Rename IDs in the matrix.

to_data_frame()

Create a pandas.DataFrame from this PairwiseMatrix.

transpose()

Return the transpose of the matrix.

within(ids)

Obtain all the pairwise values among the set of IDs.

write(file[, format])

Write an instance of PairwiseMatrix to a file.

Special methods

__contains__(lookup_id)

Check if the specified ID is in the matrix.

__eq__(other)

Compare this matrix to another for equality.

__getitem__(index)

Slice into data by object ID or numpy indexing.

__ne__(other)

Determine whether two matrices are not equal.

__str__()

Return a string representation of the matrix.

Special methods (inherited)

__ge__(value, /)

Return self>=value.

__getstate__(/)

Helper for pickle.

__gt__(value, /)

Return self>value.

__le__(value, /)

Return self<=value.

__lt__(value, /)

Return self<value.

Details

T#

Transpose of the matrix.

See also

transpose
data#

Array of pairwise relationships.

A square, two-dimensional numpy.ndarray of values (floats). A copy is not returned.

Notes

This property is not writeable.

default_write_format = 'lsmat'#
dtype#

Data type of the matrix values.

ids#

Tuple of object IDs.

A tuple of strings, one for each object in the pairwise matrix.

Notes

This property is writeable, but the number of new IDs must match the number of objects in data.

shape#

Two-element tuple containing the redundant form matrix dimensions.

Notes

As the matrix is guaranteed to be square, both tuple entries will always be equal. The shape of the redundant form matrix is returned.

size#

Total number of elements in the underlying data structure.

Notes

If the matrix is stored in redundant form, size is equivalent to self.shape[0] * self.shape[1]. If the matrix is stored in condensed form, size is equal to the number of elements in the condensed array.

__contains__(lookup_id)[source]#

Check if the specified ID is in the matrix.

Parameters:
lookup_idstr

ID to search for.

Returns:
bool

True if lookup_id is in the matrix, False otherwise.

See also

index
__eq__(other)[source]#

Compare this matrix to another for equality.

Two matrices are equal if they have the same shape, IDs (in the same order!), and have data arrays that are equal.

Checks are not performed to ensure that other is a PairwiseMatrix instance.

Parameters:
otherPairwiseMatrix

Matrix to compare to for equality.

Returns:
bool

True if self is equal to other, False otherwise.

__getitem__(index)[source]#

Slice into data by object ID or numpy indexing.

Extracts data from the matrix by object ID, a pair of IDs, or numpy indexing/slicing.

Parameters:
indexstr, two-tuple of str, or numpy index

index can be one of the following forms: an ID, a pair of IDs, or a numpy index.

If index is a string, it is assumed to be an ID and a numpy.ndarray row vector is returned for the corresponding ID. Note that the ID’s row of values is returned, not its column.

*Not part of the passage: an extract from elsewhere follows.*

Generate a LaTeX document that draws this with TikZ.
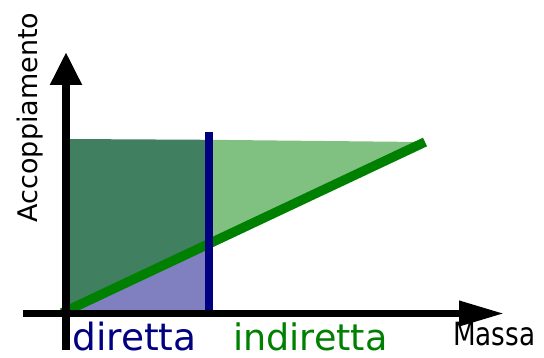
\documentclass[tikz,border=0pt]{standalone}
\usepackage{fontspec}
\setmainfont{DejaVu Sans}
\usetikzlibrary{arrows.meta}
\definecolor{darkgr}{HTML}{408060}
\definecolor{lightgr}{HTML}{80C080}
\definecolor{purp}{HTML}{8080C0}
\definecolor{navy}{HTML}{000080}
\definecolor{gline}{HTML}{008000}
\tikzset{
  axis/.style={draw=black},
  lbl/.style={inner sep=0pt, anchor=base west},
}
\begin{document}
\begin{tikzpicture}[x=1pt,y=-1pt]
\useasboundingbox (0,0) rectangle (544,358);
% coordinates
\coordinate (O) at (62,313);
\coordinate (E) at (425,142);
\coordinate (B) at (209,243.8);
\coordinate (TL) at (66,139);
\coordinate (TB) at (209,139.8);
\coordinate (TR) at (421,142);
% fills
\fill[darkgr] (TL) -- (TB) -- (209,313) -- (66,313) -- cycle;
\fill[purp] (O) -- (209,313) -- (B) -- cycle;
\fill[lightgr] (TB) -- (TR) -- (E) -- (B) -- cycle;
% green line
\draw[gline, line width=9.5pt] (O) -- (E);
% blue line
\coordinate (bt) at (209,132);
\coordinate (bb) at (209,317);
\draw[navy, line width=7.5pt] (bt) -- (bb);
% axes
\coordinate (ya0) at (66,350);
\coordinate (ya1) at (66,52);
\coordinate (xa0) at (23,313.5);
\coordinate (xa1) at (504,313.5);
\draw[axis, line width=8pt, -{Triangle[length=33pt,width=30pt]}] (ya0) -- (ya1);
\draw[axis, line width=7pt, -{Triangle[length=45pt,width=24pt]}] (xa0) -- (xa1);
% labels
\node[lbl, text=navy, font=\fontsize{37.5}{40}\selectfont] (dir) at (72,350) {diretta};
\node[lbl, text=gline, font=\fontsize{36.5}{40}\selectfont] (ind) at (233,350) {indiretta};
\node[lbl, font=\fontsize{32}{34}\selectfont, xscale=0.82] (mas) at (453,345) {Massa};
\node[inner sep=0pt, anchor=base, rotate=90, font=\fontsize{27}{30}\selectfont] (acc) at (37,117.5) {Accoppiamento};
\end{tikzpicture}
\end{document}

If the matrix is symmetric, the two will be identical, but this makes a difference if the matrix is asymmetric.

If index is a two-tuple of strings, each string is assumed to be an ID and the corresponding matrix element is returned that represents the value between the two IDs. Note that the order of lookup by ID pair matters if the matrix is asymmetric: the first ID will be used to look up the row, and the second ID will be used to look up the column. Thus, dm['a', 'b'] may not be the same as dm['b', 'a'] if the matrix is asymmetric.

Otherwise, index will be passed through to PairwiseMatrix.data.__getitem__, allowing for standard indexing of a numpy.ndarray (e.g., slicing).

Returns:
ndarray or scalar

Indexed data, where return type depends on the form of index (see description of index for more details).

Raises:
MissingIDError

If the ID(s) specified in index are not in the matrix.

Notes

The lookup based on ID(s) is quick. NumPy indexing (slicing) on condensed form matrices will convert them to redundant, roughly doubling their memory requirement.

__ne__(other)[source]#

Determine whether two matrices are not equal.

Parameters:
otherPairwiseMatrix

Matrix to compare to.

Returns:
bool

True if self is not equal to other, False otherwise.

See also

__eq__
__str__()[source]#

Return a string representation of the matrix.

Summary includes matrix dimensions, a (truncated) list of IDs, and (truncated) array of values.

Returns:
str

String representation of the matrix.